当時これを読んだ時「これは営業にも絶対参考になる!」と思い、筆者も自分なりの「やりたくないこと」リストを作りました。
(本書にも自由に書き込める「リスト」ページが用意されています)
営業という仕事が「やりたくないこと」だった場合は?
本書では「親指を描きたければ、親指ではなく、親指の周辺を克明に描く」のようなことが書いてあります。
営業マンとして「やりたくないこと」を明確にするメリットとはまさにこれで、「やりたいこと」が何かが、より具体的に分かることです。
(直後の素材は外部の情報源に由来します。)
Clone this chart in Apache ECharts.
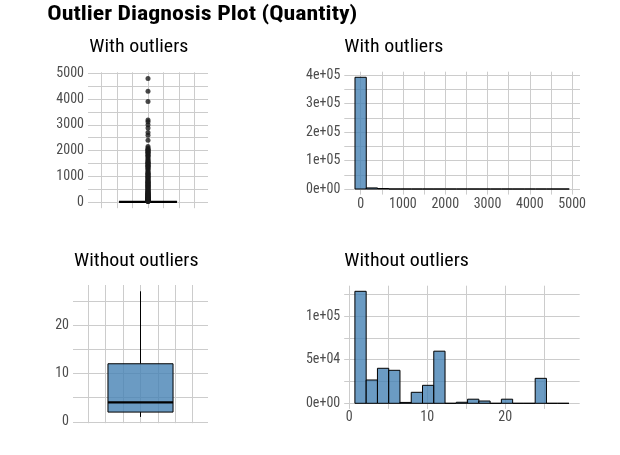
<!DOCTYPE html>
<html><head><meta charset="utf-8">
<script src="https://cdn.jsdelivr.net/npm/echarts@6/dist/echarts.min.js"></script>
<style>html,body{margin:0;padding:0;background:#fff}#c{width:620px;height:455px}</style>
</head><body><div id="c"></div><script>
// ---------- text ----------
const mainTitle = 'Outlier Diagnosis Plot (Quantity)';
const panelTitles = ['With outliers', 'With outliers', 'Without outliers', 'Without outliers'];

// ---------- boxplot stats: [lower whisker, Q1, median, Q3, upper whisker] ----------
const boxAll = [1, 2, 6, 12, 27];
const boxClean = [1, 2, 4, 12, 27];
// outliers of the full data (estimated from the dense column of points)
const outliersAll = [28, 30, 32, 36, 40, 42, 48, 50, 54, 56, 60, 64, 66, 70, 72, 75, 80, 84, 88, 90,
  96, 100, 108, 112, 120, 125, 128, 132, 140, 144, 150, 160, 168, 180, 192, 200, 210, 216, 224, 240,
  250, 256, 270, 280, 288, 300, 320, 324, 336, 350, 360, 384, 400, 420, 432, 450, 480, 500, 504, 540,
  560, 576, 600, 624, 640, 648, 672, 700, 720, 744, 750, 768, 800, 816, 840, 864, 900, 912, 960, 972,
  1000, 1008, 1056, 1080, 1100, 1120, 1152, 1200, 1248, 1296, 1300, 1350, 1394, 1400, 1412, 1440, 1488,
  1500, 1515, 1540, 1568, 1600, 1632, 1680, 1728, 1788, 1800, 1824, 1878, 1900, 1930, 1944, 1992, 2000,
  2040, 2048, 2100, 2160, 2400, 2592, 2700, 2880, 3000, 3114, 3186, 3906, 4300, 4800];

// ---------- histograms ----------
const histAllBinWidth = 266.61;
const histAllFirstCenter = 0;
const histAllCounts = [392000, 3800, 1600, 120, 50, 25, 12, 8, 5, 3, 2, 1, 2, 1, 0, 1, 1, 0, 1];
const histCleanBinWidth = 1.4444;
const histCleanFirstCenter = 1.4444;
const histCleanCounts = [128300, 26700, 40100, 37800, 1000, 12600, 20600, 59700, 0, 1200,
  4700, 2600, 0, 4700, 0, 0, 28600, 0, 0];

// ---------- ticks ----------
const boxXGrid = [-3, -2, -1, 0, 1, 2, 3];
const tlYGrid = [0, 500, 1000, 1500, 2000, 2500, 3000, 3500, 4000, 4500, 5000];
const tlYLabels = [0, 1000, 2000, 3000, 4000, 5000];
const trXGrid = [0, 500, 1000, 1500, 2000, 2500, 3000, 3500, 4000, 4500, 5000];
const trXLabels = [0, 1000, 2000, 3000, 4000, 5000];
const trYGrid = [0, 50000, 100000, 150000, 200000, 250000, 300000, 350000, 400000];
const trYLabels = [0, 100000, 200000, 300000, 400000];
const trYTexts = ['0e+00', '1e+05', '2e+05', '3e+05', '4e+05'];
const blYGrid = [0, 5, 10, 15, 20, 25];
const blYLabels = [0, 10, 20];
const brXGrid = [0, 5, 10, 15, 20, 25];
const brXLabels = [0, 10, 20];
const brYGrid = [0, 25000, 50000, 75000, 100000, 125000];
const brYLabels = [0, 50000, 100000];
const brYTexts = ['0e+00', '5e+04', '1e+05'];

// ---------- style ----------
const FILL = 'rgba(70,130,180,0.8)';
const GRIDC = '#cccccc';
const LABC = '#4d4d4d';
const FONT = 'Roboto';
const BOX_HALF = 1.87;

const mctx = document.createElement('canvas').getContext('2d');
function textW(font, s) { mctx.font = font; return mctx.measureText(s).width; }
// use a condensed face of Roboto when the installed font offers one
const condensedOK = textW('condensed normal 13.5px Roboto', '5000') < textW('normal normal 13.5px Roboto', '5000') - 1;
const STRETCH = condensedOK ? 'condensed' : 'normal';
const LABSIZE = condensedOK ? 14 : 12.8;
const titleScale = 310 / textW(STRETCH + ' bold 21px Roboto', mainTitle);
const panelScale = 99 / textW(STRETCH + ' normal 18px Roboto', 'With outliers');

function axis(gridIndex, min, max, gridVals, labelVals, texts, margin) {
  const a = {
    type: 'value', gridIndex, min, max,
    axisLine: { show: false },
    axisTick: { show: false, customValues: gridVals },
    splitLine: { show: true, customValues: gridVals, lineStyle: { color: GRIDC, width: 1 } },
    axisLabel: { show: false }
  };
  if (labelVals) {
    a.axisLabel = {
      show: true, customValues: labelVals, color: LABC, fontFamily: FONT, fontStyle: STRETCH,
      fontSize: LABSIZE, margin,
      formatter: v => {
        const i = labelVals.indexOf(v);
        return texts ? (i >= 0 ? texts[i] : '') : String(v);
      }
    };
  }
  return a;
}

function histData(first, w, counts) {
  return counts.map((c, i) => {
    const ctr = first + i * w;
    return [ctr - w / 2, ctr + w / 2, c];
  });
}

function histRender(params, api) {
  const a = api.coord([api.value(0), 0]);
  const b = api.coord([api.value(1), api.value(2)]);
  return {
    type: 'rect',
    shape: { x: a[0], y: b[1], width: b[0] - a[0], height: a[1] - b[1] },
    style: { fill: FILL, stroke: '#000', lineWidth: 1 }
  };
}

function boxRender(params, api) {
  const lo = api.value(1), q1 = api.value(2), med = api.value(3), q3 = api.value(4), hi = api.value(5);
  const pLo = api.coord([0, lo]), pHi = api.coord([0, hi]);
  const pQ1 = api.coord([0, q1]), pQ3 = api.coord([0, q3]);
  const l = api.coord([-BOX_HALF, q1]), r = api.coord([BOX_HALF, q3]);
  const m = api.coord([0, med]);
  return {
    type: 'group', children: [
      { type: 'line', shape: { x1: pQ3[0], y1: pQ3[1], x2: pHi[0], y2: pHi[1] }, style: { stroke: '#000', lineWidth: 1 } },
      { type: 'line', shape: { x1: pQ1[0], y1: pQ1[1], x2: pLo[0], y2: pLo[1] }, style: { stroke: '#000', lineWidth: 1 } },
      { type: 'rect', shape: { x: l[0], y: r[1], width: r[0] - l[0], height: l[1] - r[1] }, style: { fill: FILL, stroke: '#000', lineWidth: 1 } },
      { type: 'line', shape: { x1: l[0], y1: m[1], x2: r[0], y2: m[1] }, style: { stroke: '#000', lineWidth: 2.4 } }
    ]
  };
}

function ptitle(text, x, y) {
  return {
    type: 'text', x, y, scaleX: panelScale,
    style: { text, fontFamily: FONT, fontStyle: STRETCH, fontSize: 18, fill: '#000', verticalAlign: 'middle', align: 'left' }
  };
}

const chart = echarts.init(document.getElementById('c'), null, { renderer: 'canvas' });
chart.setOption({
  animation: false,
  backgroundColor: '#fff',
  grid: [
    { left: 88, top: 72.3, width: 120, height: 135.9 },
    { left: 344.3, top: 71.7, width: 235.7, height: 122.9 },
    { left: 73, top: 285, width: 135, height: 138.2 },
    { left: 344.2, top: 285.7, width: 235.5, height: 123.2 }
  ],
  xAxis: [
    axis(0, -3.88, 3.88, boxXGrid, null),
    axis(1, -386, 5186, trXGrid, trXLabels, null, 3),
    axis(2, -3.88, 3.88, boxXGrid, null),
    axis(3, -0.65, 29.54, brXGrid, brXLabels, null, 2)
  ],
  yAxis: [
    axis(0, -240, 5040, tlYGrid, tlYLabels, null, 4),
    axis(1, -19600, 411600, trYGrid, trYLabels, trYTexts, 4),
    axis(2, -0.3, 28.3, blYGrid, blYLabels, null, 4),
    axis(3, -6415, 134715, brYGrid, brYLabels, brYTexts, 4)
  ],
  graphic: [
    {
      type: 'text', x: 47.3, y: 14.5, scaleX: titleScale,
      style: { text: mainTitle, fontFamily: FONT, fontStyle: STRETCH, fontWeight: 'bold', fontSize: 21, fill: '#000', verticalAlign: 'middle', align: 'left' }
    },
    ptitle(panelTitles[0], 89.3, 47.8),
    ptitle(panelTitles[1], 344.3, 47.8),
    ptitle(panelTitles[2], 74, 261.8),
    ptitle(panelTitles[3], 344.3, 261.8)
  ],
  series: [
    {
      type: 'custom', xAxisIndex: 0, yAxisIndex: 0, renderItem: boxRender,
      data: [[0].concat(boxAll)], encode: { x: 0, y: [1, 2, 3, 4, 5] }, silent: true
    },
    {
      type: 'scatter', xAxisIndex: 0, yAxisIndex: 0, symbol: 'circle', symbolSize: 5,
      itemStyle: { color: '#1a1a1a' }, data: outliersAll.map(v => [0, v]), silent: true
    },
    {
      type: 'custom', xAxisIndex: 1, yAxisIndex: 1, renderItem: histRender,
      data: histData(histAllFirstCenter, histAllBinWidth, histAllCounts), encode: { x: [0, 1], y: 2 }, silent: true
    },
    {
      type: 'custom', xAxisIndex: 2, yAxisIndex: 2, renderItem: boxRender,
      data: [[0].concat(boxClean)], encode: { x: 0, y: [1, 2, 3, 4, 5] }, silent: true
    },
    {
      type: 'custom', xAxisIndex: 3, yAxisIndex: 3, renderItem: histRender,
      data: histData(histCleanFirstCenter, histCleanBinWidth, histCleanCounts), encode: { x: [0, 1], y: 2 }, silent: true
    }
  ]
});
</script></body></html>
これは神田氏の出身大学が上智ということも関係していることかも知れません(上智大は「潜在意識」で有名なジョセフ・マーフィーを日本で最初に広めた渡部昇一先生が、学び、そして教えた大学です)。
確かに「やりたくないこと」を明確にすることは、私たちの潜在的な願望に光を当てることにつながっているようです。
また、人によっては営業職自体が「やりたくないこと」という場合もあるでしょう。
『非常識な成功法則』の中にも、「営業を辞めたい」とした二人の社長を取りあげ、リフォーム会社を部下に譲った社長の例や、逆に“超高飛車な”工務店に方向転換し、みごと「地域ナンバーワン」となった工務店の例が紹介されています。
つまり、「やりたくないこと」の決着の付け方は「人それぞれ」だということを説いています。
詳しくは本書をお読みいただくと良いでしょう。
久々に手にしてみましたが、『非常識な成功法則』から新しい発見がこの他にも出てきそうです。